By the end of this article you should be able to answer the following questions:


How do you prevent the user 'david', from creating their own cron jobs (using the crontab command)?

Append their username to the following file:
$ cat /etc/cron.deny
david

By default everyone can create their own cron jobs (via the crontab command), how do you reverse this so that by default no one can create their own jobs?

$ touch /etc/cron.allow


How do you prevent the user 'david', from creating their own 'at' jobs (using the 'at' command)?

# Append their username to the following file:
/etc/at.deny

By default everyone can create their own 'at' jobs (via the 'at' command), how do you reverse this so that by default no one can create their own jobs?

/etc/at.allow


Controlling who can create cron jobs

                 
By default all users are allowed to use the crontab command to manage their respective cron jobs. To restrict a user from using the crontab command, we can add their names to the /etc/cron.deny file:

$ cat /etc/passwd | egrep 'tom|jerry'
tom:x:1003:1003::/home/tom:/bin/bash
jerry:x:1004:1004::/home/jerry:/bin/bash
$ cat /etc/cron.deny
jerry
tom

Notice, each user name is on it’s own line.

After that, the listed users can no longer use the crontab command, which in turn means that they can’t manage their cron jobs:

$ su - jerry
Last login: Sat May  9 21:48:35 BST 2015 on pts/1
$ crontab -e
You (jerry) are not allowed to use this program (crontab)
See crontab(1) for more information
$ crontab -l
You (jerry) are not allowed to use this program (crontab)
See crontab(1) for more information

Notice, you can’t even using crontab for viewing a list of cron jobs.

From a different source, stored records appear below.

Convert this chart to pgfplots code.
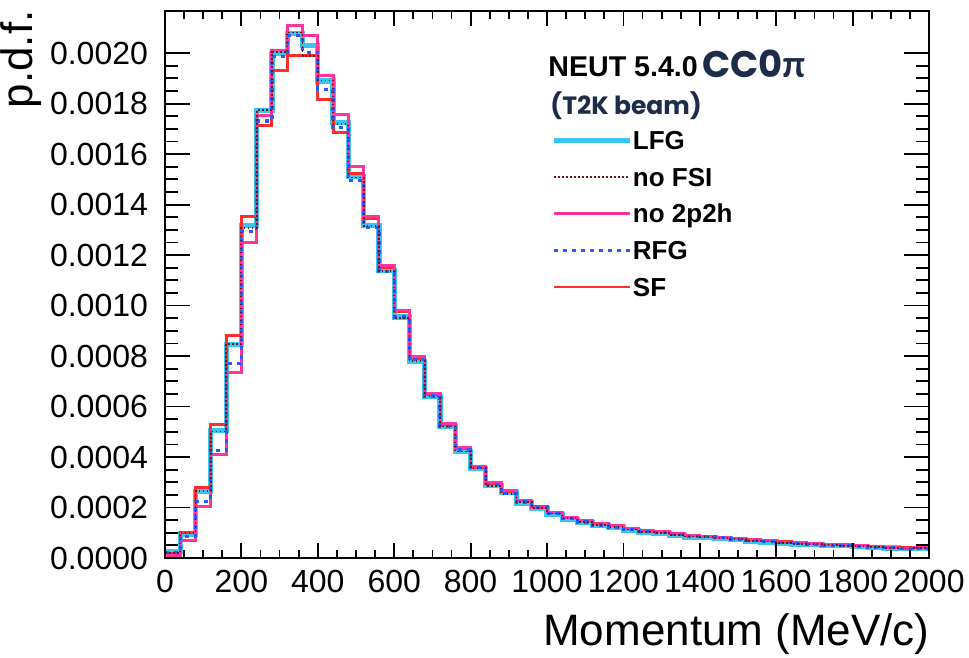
\documentclass[border=0pt]{standalone}
\usepackage{fontspec}
\setmainfont{Liberation Sans}
\newfontfamily\pop{Poppins}
\newfontfamily\pifont{Lato}
\usepackage{pgfplots}
\usepackage{pgfplotstable}
\pgfplotsset{compat=1.18}
\definecolor{cLFG}{RGB}{56,197,240}
\definecolor{cFSI}{RGB}{110,25,25}
\definecolor{cNo2}{RGB}{255,51,153}
\definecolor{cRFG}{RGB}{40,90,255}
\definecolor{cSF}{RGB}{255,45,45}
\definecolor{navy}{RGB}{28,44,74}

% bin left edges (MeV/c), bin width 40; last row closes the last bin
\pgfplotstableread{
x     lfg      nofsi    no2p2h   rfg      sf
0     0.000026 0.000020 0.000009 0.000022 0.000017
40    0.000095 0.000100 0.000070 0.000086 0.000101
80    0.000262 0.000267 0.000204 0.000224 0.000281
120   0.000505 0.000501 0.000410 0.000426 0.000528
160   0.000845 0.000848 0.000735 0.000769 0.000881
200   0.001318 0.001308 0.001249 0.001295 0.001354
240   0.001772 0.001775 0.001754 0.001731 0.001712
280   0.002000 0.002005 0.002009 0.001987 0.001930
320   0.002078 0.002082 0.002111 0.002069 0.001990
360   0.002030 0.001990 0.002071 0.002003 0.001990
400   0.001890 0.001892 0.001910 0.001857 0.001817
440   0.001725 0.001718 0.001758 0.001705 0.001685
480   0.001510 0.001507 0.001550 0.001494 0.001525
520   0.001318 0.001315 0.001354 0.001310 0.001345
560   0.001138 0.001136 0.001159 0.001135 0.001150
600   0.000955 0.000952 0.000981 0.000955 0.000975
640   0.000780 0.000779 0.000798 0.000785 0.000792
680   0.000640 0.000640 0.000650 0.000642 0.000648
720   0.000520 0.000521 0.000534 0.000522 0.000530
760   0.000422 0.000422 0.000436 0.000428 0.000432
800   0.000354 0.000356 0.000362 0.000360 0.000360
840   0.000288 0.000286 0.000298 0.000290 0.000296
880   0.000258 0.000252 0.000266 0.000255 0.000264
920   0.000218 0.000222 0.000226 0.000222 0.000226
960   0.000195 0.000198 0.000202 0.000200 0.000203
1000  0.000173 0.000176 0.000180 0.000176 0.000181
1040  0.000153 0.000157 0.000160 0.000157 0.000162
1080  0.000140 0.000143 0.000147 0.000143 0.000149
1120  0.000129 0.000132 0.000136 0.000131 0.000137
1160  0.000120 0.000122 0.000127 0.000121 0.000127
1200  0.000110 0.000113 0.000116 0.000112 0.000117
1240  0.000101 0.000104 0.000107 0.000104 0.000108
1280  0.000098 0.000100 0.000104 0.000100 0.000104
1320  0.000090 0.000092 0.000096 0.000093 0.000096
1360  0.000082 0.000085 0.000088 0.000086 0.000088
1400  0.000080 0.000082 0.000087 0.000084 0.000086
1440  0.000076 0.000078 0.000083 0.000080 0.000082
1480  0.000072 0.000074 0.000079 0.000074 0.000078
1520  0.000066 0.000068 0.000072 0.000068 0.000072
1560  0.000063 0.000065 0.000069 0.000064 0.000069
1600  0.000058 0.000060 0.000063 0.000060 0.000064
1640  0.000055 0.000056 0.000060 0.000056 0.000060
1680  0.000054 0.000055 0.000059 0.000055 0.000058
1720  0.000050 0.000051 0.000053 0.000051 0.000054
1760  0.000048 0.000049 0.000052 0.000049 0.000052
1800  0.000046 0.000047 0.000049 0.000047 0.000049
1840  0.000042 0.000044 0.000045 0.000043 0.000045
1880  0.000040 0.000041 0.000042 0.000041 0.000042
1920  0.000037 0.000038 0.000039 0.000038 0.000040
1960  0.000038 0.000039 0.000040 0.000039 0.000041
2000  0.000038 0.000039 0.000040 0.000039 0.000041
}\histdata

\begin{document}
\begin{tikzpicture}
\path[use as bounding box] (-82.5pt,-50pt) rectangle (402pt,279pt);
\begin{axis}[
  at={(0,0)}, anchor=south west,
  scale only axis, width=382pt, height=273.5pt,
  xmin=0, xmax=2000, ymin=0, ymax=0.002167,
  xtick={0,200,...,2000}, minor x tick num=3,
  ytick={0,0.0002,0.0004,0.0006,0.0008,0.001,0.0012,0.0014,0.0016,0.0018,0.002},
  minor y tick num=3,
  scaled y ticks=false, scaled x ticks=false,
  xticklabel={\pgfmathprintnumber[assume math mode=true,1000 sep={}]{\tick}},
  yticklabel={\pgfmathprintnumber[fixed,fixed zerofill,precision=4,assume math mode=true]{\tick}},
  /pgf/number format/assume math mode=true,
  tick label style={font=\fontsize{16}{16}\selectfont},
  xticklabel style={yshift=-2.5pt},
  yticklabel style={xshift=-5pt},
  tick align=inside,
  tick style={black, line width=0.9pt},
  xtick style={/pgfplots/major tick length=7.5pt, /pgfplots/minor tick length=4pt},
  ytick style={/pgfplots/major tick length=12.5pt, /pgfplots/minor tick length=6.5pt},
  axis line style={line width=1pt},
  axis on top,
  legend image code/.code={\draw[#1] (0pt,0pt) -- (32.5pt,0pt); \path (0pt,0pt) -- (38pt,0pt);},
  legend cell align=left,
  legend style={at={(0.5065,0.786)}, anchor=north west, draw=none, fill=none,
    inner sep=0pt, outer sep=0pt, row sep=6.35pt, column sep=0pt,
    font=\bfseries\fontsize{13}{13}\selectfont,
    nodes={inner sep=0pt, text height=10.65pt, text depth=1.35pt}},
]
\addplot[const plot mark left, color=cLFG, line width=2.6pt, forget plot] table[x=x,y=lfg]{\histdata};
\addplot[const plot mark left, color=cSF, line width=1.5pt, forget plot] table[x=x,y=sf]{\histdata};
\addplot[const plot mark left, color=cNo2, line width=1.5pt, forget plot] table[x=x,y=no2p2h]{\histdata};
\addplot[const plot mark left, color=cRFG, line width=1.6pt, dash pattern=on 2pt off 2.5pt, forget plot] table[x=x,y=rfg]{\histdata};
\addplot[const plot mark left, color=cFSI, line width=0.9pt, dash pattern=on 0.8pt off 1.2pt, forget plot] table[x=x,y=nofsi]{\histdata};

\addlegendimage{color=cLFG, line width=2.5pt}
\addlegendentry{LFG}
\addlegendimage{color=cFSI, line width=0.9pt, dash pattern=on 0.8pt off 1.2pt}
\addlegendentry{no FSI}
\addlegendimage{color=cNo2, line width=1.2pt}
\addlegendentry{no 2p2h}
\addlegendimage{color=cRFG, line width=1.6pt, dash pattern=on 2pt off 2.5pt}
\addlegendentry{RFG}
\addlegendimage{color=cSF, line width=1.2pt}
\addlegendentry{SF}
\end{axis}
\node[anchor=base east, inner sep=0pt, font=\fontsize{22}{22}\selectfont] at (382.5pt,-44pt) {Momentum (MeV/c)};
\node[rotate=90, anchor=base east, inner sep=0pt, font=\fontsize{22}{22}\selectfont] at (-66pt,274pt) {p.d.f.};
\node[anchor=base west, inner sep=0pt, font=\bfseries\fontsize{14.3}{14.3}\selectfont] at (191.5pt,240.5pt) {NEUT 5.4.0};
\node[anchor=base west, inner sep=0pt, text=navy, font=\pop\bfseries\fontsize{18.5}{18.5}\selectfont] at (268.5pt,240pt) {CC0{\pifont π}};
\node[anchor=base west, inner sep=0pt, text=navy, font=\pop\bfseries\fontsize{12.5}{12.5}\selectfont] at (192.5pt,221.5pt) {(T2K beam)};
\end{tikzpicture}
\end{document}
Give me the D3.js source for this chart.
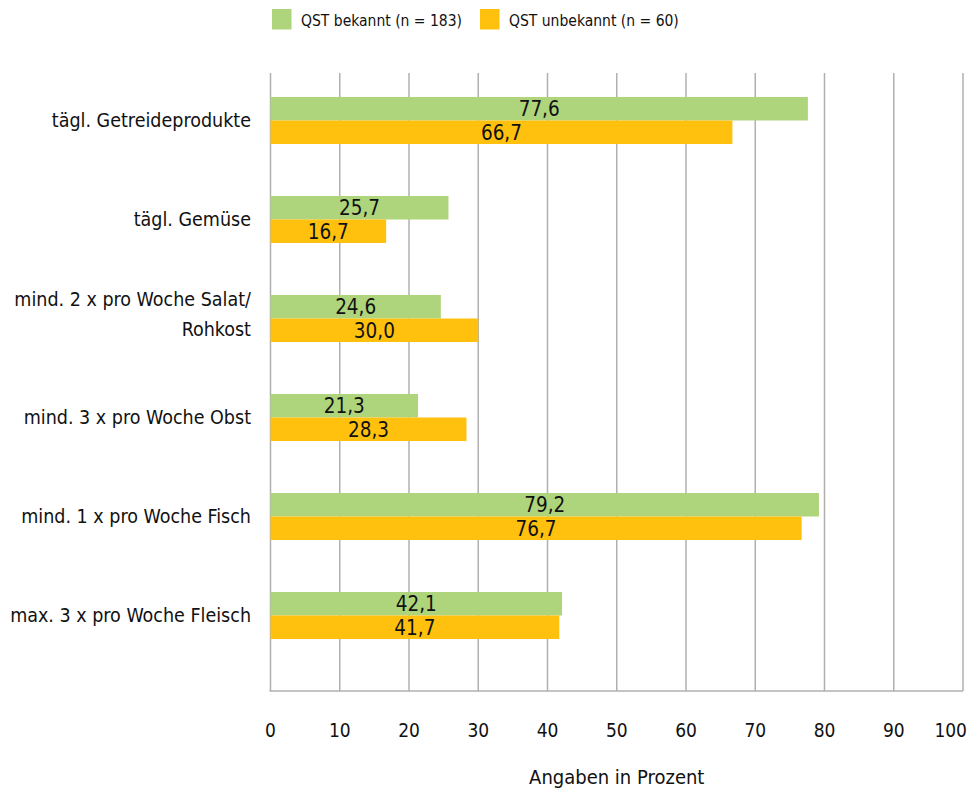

By default everyone has crontab access, and you remove access by adding usernames to the /etc/cron.deny. If you have a lot of users and the majority of them are not supposed to have crontab access, then a better option is to change the default, so that by default user’s don’t have crontab access. This is done by simply creating the /etc/cron.allow file:

$ su - homer
Last login: Sat Apr 11 18:23:26 BST 2015 from powershellpc.codingbee.dyndns.org on pts/7
$ crontab -l
no crontab for homer
$ exit
logout
$ touch /etc/cron.allow
$ su - homer
Last login: Sat May  9 22:09:19 BST 2015 on pts/1
$ crontab -l
You (homer) are not allowed to use this program (crontab)
See crontab(1) for more information

Now you can give crontab access to users by explicitly adding their name to the /etc/cron.allow file.

The equivalent privelege system exists for the “at” system. By default, anyone can create an “at” job unless their name is added to:

/etc/at.deny

If you want to change the default so that no one can set “at” jobs, then you need to delete the above file and replace it with:

/etc/at.allow

Note: You can either have the .allow file or the .deny file, but you can’t have them both exist at the same time. I think the same applies to cron.allow and cron.deny.